I've incorporated some information on this page to help in breeding S. geryi. Good luck to those that have success!


----------



## MR HARLEY (Aug 12, 2003)

Thanks Frank


----------



## marco (Jan 2, 2003)

very interesting. thanks for the info


----------



## Atlanta Braves Baby! (Mar 12, 2003)

MR HARLEY said:


> Thanks Frank


 You going to give it a try Craig?


----------



## MR HARLEY (Aug 12, 2003)

Atlanta Braves Baby! said:


> MR HARLEY said:
> 
> 
> > Thanks Frank
> ...


 Maybe , with a Bunch of Franks Help







, Naw seriously , I dont think I have a shot at it ....Not smart enough







Nor do I think I have a male and Female


----------



## Winkyee (Feb 17, 2003)

thanks Frank


----------



## rbp 4 135 (Mar 2, 2004)

you are the info god


----------



## hastatus (Jan 16, 2003)

Keep checking back on this page and S. maculatus. I'm updating material all week long until Monday. More was added in S. maculatus in my section (the red box). If you are going to attempt to breed this fish every bit helps.


----------



## Judazzz (Jan 13, 2003)

Good stuff!!!


----------



## hastatus (Jan 16, 2003)

Thanks Jonas, time permitting over the next few months through January 05, I'm going to be laying out ground work for all the species so that you all can have a starting place on what is needed. Ultimately, it is up to the fish, but we have a lot of smart people here and some that are already proven they have the patience to work with these fishes. Good luck to everyone and I hope that we get good news through PFURY if these starting points are of any use.


----------



## fishofury (May 10, 2003)

Great info. I hope it helps someone out :nod:


----------



## hastatus (Jan 16, 2003)

For all intents and purposes; piraya, nattereri and cariba are done as far as breeding info goes. May add more later as new data is received.


----------



## MR HARLEY (Aug 12, 2003)

hastatus said:


> For all intents and purposes; piraya, nattereri and cariba are done as far as breeding info goes. May add more later as new data is received.


 Im there


----------



## hastatus (Jan 16, 2003)

> MR HARLEY Posted on Oct 15 2004, 06:26 PM
> 
> Im there


Why doesn't that surprize me.


----------



## 1piranhaman (Apr 21, 2004)

hastatus said:


> For all intents and purposes; piraya, nattereri and cariba are done as far as breeding info goes. May add more later as new data is received.

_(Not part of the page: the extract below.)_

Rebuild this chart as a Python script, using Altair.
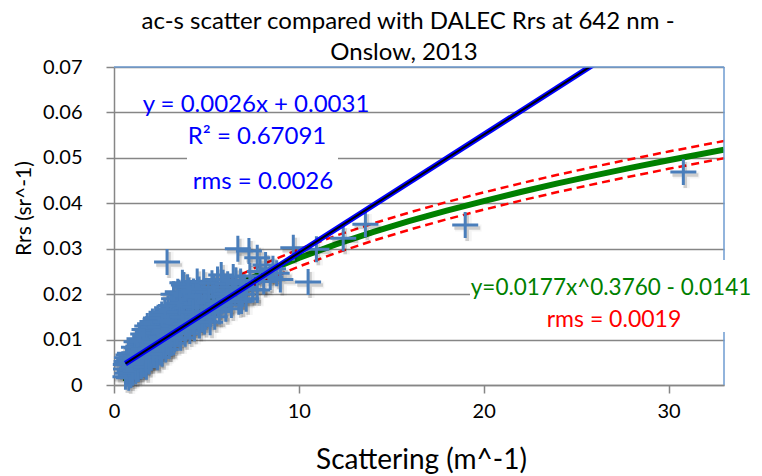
import altair as alt
import pandas as pd
import numpy as np

FONT = "Lato"

# ac-s particulate scattering (m^-1) against DALEC Rrs (sr^-1) at 642 nm
scat_a = [0.62, 0.65, 0.68, 0.72, 0.75, 0.80, 0.82, 0.85, 0.90, 0.92, 0.95, 0.98,
          0.64, 0.70, 0.78, 0.86, 0.94]
rrs_a = [0.0018, 0.0035, 0.0052, 0.0026, 0.0044, 0.0016, 0.0058, 0.0031, 0.0048, 0.0022, 0.0062, 0.0037,
         0.0045, 0.0060, 0.0066, 0.0070, 0.0052]

scat_b = [1.02, 1.05, 1.10, 1.12, 1.18, 1.20, 1.25, 1.28, 1.32, 1.35, 1.40, 1.42, 1.48,
          1.08, 1.15, 1.22, 1.30, 1.38, 1.45]
rrs_b = [0.0027, 0.0054, 0.0071, 0.0040, 0.0030, 0.0063, 0.0082, 0.0047, 0.0035, 0.0072, 0.0056, 0.0089, 0.0041,
         0.0083, 0.0060, 0.0095, 0.0062, 0.0102, 0.0075]

scat_c = [1.52, 1.55, 1.60, 1.62, 1.68, 1.70, 1.75, 1.78, 1.82, 1.85, 1.90, 1.92, 1.98,
          1.58, 1.65, 1.72, 1.80, 1.88, 1.95]
rrs_c = [0.0068, 0.0097, 0.0045, 0.0080, 0.0058, 0.0108, 0.0040, 0.0090, 0.0070, 0.0118, 0.0052, 0.0099, 0.0079,
         0.0112, 0.0122, 0.0065, 0.0130, 0.0088, 0.0135]

scat_d = [2.02, 2.05, 2.10, 2.15, 2.18, 2.22, 2.28, 2.30, 2.35, 2.40, 2.45, 2.48,
          2.08, 2.12, 2.25, 2.32, 2.38, 2.42]
rrs_d = [0.0060, 0.0112, 0.0088, 0.0127, 0.0068, 0.0101, 0.0080, 0.0134, 0.0061, 0.0115, 0.0092, 0.0072,
         0.0140, 0.0075, 0.0145, 0.0095, 0.0148, 0.0125]

scat_e = [2.52, 2.55, 2.60, 2.62, 2.68, 2.72, 2.78, 2.80, 2.85, 2.90, 2.95, 2.98,
          2.58, 2.65, 2.75, 2.82, 2.92, 2.97]
rrs_e = [0.0128, 0.0105, 0.0069, 0.0148, 0.0088, 0.0118, 0.0139, 0.0078, 0.0098, 0.0155, 0.0127, 0.0086,
         0.0155, 0.0100, 0.0160, 0.0120, 0.0168, 0.0108]

scat_f = [3.02, 3.05, 3.10, 3.15, 3.20, 3.25, 3.28, 3.32, 3.38, 3.42, 3.48,
          3.08, 3.18, 3.22, 3.35, 3.45]
rrs_f = [0.0109, 0.0142, 0.0092, 0.0165, 0.0124, 0.0190, 0.0100, 0.0151, 0.0176, 0.0115, 0.0137,
         0.0175, 0.0140, 0.0200, 0.0130, 0.0205]

scat_g = [3.52, 3.55, 3.60, 3.65, 3.70, 3.75, 3.80, 3.85, 3.90, 3.95, 4.00, 4.05, 4.10, 4.15, 4.20,
          3.58, 3.68, 3.78, 3.88, 3.98, 4.08, 4.18]
rrs_g = [0.0203, 0.0160, 0.0104, 0.0128, 0.0225, 0.0185, 0.0148, 0.0113, 0.0197, 0.0170, 0.0132, 0.0208, 0.0119, 0.0158, 0.0188,
         0.0180, 0.0150, 0.0220, 0.0135, 0.0215, 0.0175, 0.0140]

scat_h = [4.25, 4.30, 4.35, 4.42, 4.50, 4.55, 4.62, 4.70, 4.78, 4.85, 4.90, 4.95,
          4.28, 4.45, 4.60, 4.75, 4.88]
rrs_h = [0.0140, 0.0206, 0.0125, 0.0172, 0.0228, 0.0150, 0.0131, 0.0193, 0.0162, 0.0226, 0.0140, 0.0181,
         0.0160, 0.0195, 0.0210, 0.0145, 0.0205]

scat_i = [5.05, 5.10, 5.20, 5.30, 5.35, 5.45, 5.55, 5.60, 5.70, 5.80, 5.85, 5.95,
          5.15, 5.40, 5.65, 5.90]
rrs_i = [0.0158, 0.0205, 0.0138, 0.0224, 0.0172, 0.0150, 0.0195, 0.0232, 0.0162, 0.0242, 0.0183, 0.0208,
         0.0185, 0.0215, 0.0178, 0.0225]

scat_j = [6.05, 6.15, 6.25, 6.35, 6.45, 6.55, 6.70, 6.75, 6.85, 6.95,
          6.10, 6.40, 6.60, 6.90]
rrs_j = [0.0168, 0.0222, 0.0190, 0.0176, 0.0238, 0.0205, 0.0300, 0.0183, 0.0228, 0.0200,
         0.0200, 0.0215, 0.0230, 0.0185]

scat_k = [7.05, 7.15, 7.30, 7.35, 7.50, 7.75, 7.75, 7.90, 8.10, 8.20, 8.45, 8.60, 8.80, 9.00]
rrs_k = [0.0215, 0.0190, 0.0295, 0.0240, 0.0210, 0.0280, 0.0209, 0.0250, 0.0228, 0.0264, 0.0238, 0.0256, 0.0246, 0.0232]

scat_high = [2.87, 9.70, 10.50, 10.95, 12.40, 13.60, 19.00, 30.80]
rrs_high = [0.0271, 0.0302, 0.0227, 0.0299, 0.0323, 0.0354, 0.0352, 0.0469]

# Fitted relations quoted on the chart
lin_slope, lin_icpt = 0.0026, 0.0031
pow_a, pow_b, pow_c = 0.0177, 0.3760, 0.0141
pow_rms = 0.0019

# Abscissae at which the power-law fit is traced
curve_x = [0.62, 0.7, 0.8, 0.9, 1.0, 1.2, 1.4, 1.7, 2.0, 2.5, 3.0, 3.5, 4.0, 5.0, 6.0,
           7.0, 8.0, 10.0, 12.0, 14.0, 16.0, 18.0, 20.0, 22.0, 24.0, 26.0, 28.0, 30.0, 33.0]

scat = (scat_a + scat_b + scat_c + scat_d + scat_e + scat_f + scat_g + scat_h
        + scat_i + scat_j + scat_k + scat_high)
rrs = (rrs_a + rrs_b + rrs_c + rrs_d + rrs_e + rrs_f + rrs_g + rrs_h
       + rrs_i + rrs_j + rrs_k + rrs_high)
pts = pd.DataFrame({"x": scat, "y": rrs})

cx = np.array(curve_x)
cy = pow_a * cx ** pow_b - pow_c
curve = pd.DataFrame({"x": cx, "y": cy, "up": cy + pow_rms, "lo": cy - pow_rms})

lx = np.array([min(scat), max(scat)])
lin = pd.DataFrame({"x": lx, "y": lin_slope * lx + lin_icpt})

W, H = 610, 318
xs = alt.Scale(domain=[0, 33], nice=False, zero=False)
ys = alt.Scale(domain=[0, 0.07], nice=False)

GRAY = "#868686"
x_axis = alt.Axis(
    values=[0, 10, 20, 30], grid=False, title="Scattering (m^-1)",
    titleFont=FONT, titleFontSize=28, titleFontWeight="normal", titleColor="black",
    titleX=307, titleY=75, titleBaseline="middle", titleAlign="center",
    labelFont=FONT, labelFontSize=20, labelColor="black", labelPadding=8,
    tickSize=8, tickColor=GRAY, tickWidth=1.5, domainColor=GRAY, domainWidth=1.5,
    labelFlush=False, labelOverlap=False,
)
y_axis = alt.Axis(
    values=[0, 0.01, 0.02, 0.03, 0.04, 0.05, 0.06, 0.07],
    labelExpr="datum.value == 0 ? '0' : format(datum.value, '.2f')",
    grid=True, gridColor=GRAY, gridWidth=1.5,
    title="Rrs (sr^-1)", titleFont=FONT, titleFontSize=21, titleFontWeight="normal",
    titleColor="black", titleX=-90, titleY=141, titleAngle=-90,
    titleBaseline="middle", titleAlign="center",
    labelFont=FONT, labelFontSize=20, labelColor="black", labelPadding=24,
    tickSize=8, tickColor=GRAY, tickWidth=1.5, domainColor=GRAY, domainWidth=1.5,
    labelFlush=False, labelOverlap=False,
)

X = alt.X("x:Q", scale=xs, axis=x_axis)
Y = alt.Y("y:Q", scale=ys, axis=y_axis)

cross = "M-1,0H1M0,-1V1"

band_up = alt.Chart(curve).mark_line(color="#FF0000", strokeWidth=2.5, strokeDash=[8, 5], clip=True).encode(
    x=X, y=alt.Y("up:Q", scale=ys, axis=y_axis))
band_lo = alt.Chart(curve).mark_line(color="#FF0000", strokeWidth=2.5, strokeDash=[8, 5], clip=True).encode(
    x=X, y=alt.Y("lo:Q", scale=ys, axis=y_axis))
power = alt.Chart(curve).mark_line(color="#008000", strokeWidth=6, clip=True).encode(x=X, y=Y)

shadow_soft = alt.Chart(pts).mark_point(
    shape=cross, size=700, filled=False, stroke="black", strokeWidth=7,
    strokeOpacity=0.06, xOffset=3, yOffset=3).encode(x=X, y=Y)
shadow = alt.Chart(pts).mark_point(
    shape=cross, size=676, filled=False, stroke="black", strokeWidth=3.5,
    strokeOpacity=0.22, xOffset=2, yOffset=3).encode(x=X, y=Y)
markers = alt.Chart(pts).mark_point(
    shape=cross, size=676, filled=False, stroke="#4A7EBB", strokeWidth=3,
    opacity=1).encode(x=X, y=Y)

lin_blue = alt.Chart(lin).mark_line(color="#0000FF", strokeWidth=5.5, clip=True).encode(x=X, y=Y)
lin_black = alt.Chart(lin).mark_line(color="black", strokeWidth=2, clip=True).encode(x=X, y=Y)

one = pd.DataFrame({"k": [0]})
BORDER = "#6E9BD1"
top_edge = alt.Chart(one).mark_rule(color=BORDER, strokeWidth=1.5).encode(
    x=alt.value(0), x2=alt.value(W), y=alt.value(0))
right_edge = alt.Chart(one).mark_rule(color=BORDER, strokeWidth=1.5).encode(
    x=alt.value(W), y=alt.value(0), y2=alt.value(H))

box_lin = alt.Chart(one).mark_rect(color="white").encode(
    x=alt.value(73), x2=alt.value(224), y=alt.value(83), y2=alt.value(131))
box_pow = alt.Chart(one).mark_rect(color="white").encode(
    x=alt.value(356), x2=alt.value(648), y=alt.value(193), y2=alt.value(265))


def label(text, px, py, color, size=24):
    return alt.Chart(one).mark_text(
        font=FONT, fontSize=size, color=color, align="center", baseline="middle"
    ).encode(x=alt.value(px), y=alt.value(py), text=alt.value(text))


texts = [
    label("ac-s scatter compared with DALEC Rrs at 642 nm -", 294, -45, "black", 24),
    label("Onslow, 2013", 290, -14, "black", 24),
    label("y = 0.0026x + 0.0031", 142, 38, "#0000FF"),
    label("R\u00b2 = 0.67091", 143, 70, "#0000FF"),
    label("rms = 0.0026", 149, 115, "#0000FF"),
    label("y=0.0177x^0.3760 - 0.0141", 497, 221, "#008000", 22.5),
    label("rms = 0.0019", 500, 253, "#FF0000", 23),
]

chart = alt.layer(
    band_up, band_lo, power, shadow_soft, shadow, markers, lin_blue, lin_black,
    top_edge, right_edge, box_lin, box_pow, *texts
).properties(
    width=W, height=H,
    padding={"left": 114, "top": 67, "right": 38, "bottom": 91},
    autosize=alt.AutoSizeParams(type="none"),
    background="white",
).configure_view(stroke=None)

chart.save("out.html", embed_options={"renderer": "svg", "actions": False})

 so piraya and ternetzi has been bred in captivity? or is it yet to be done. (ternetzi/nattereri varient.)


----------



## Death in #'s (Apr 29, 2003)

dam that breeding sounds diffucult


----------



## Grosse Gurke (Jan 3, 2003)

1piranhaman said:


> hastatus said:
> 
> 
> > For all intents and purposes; piraya, nattereri and cariba are done as far as breeding info goes. May add more later as new data is received.
> ...


 Terns have been bred in captivity for a while. Piraya, I believe, was only bred in captivity in Brazil.


----------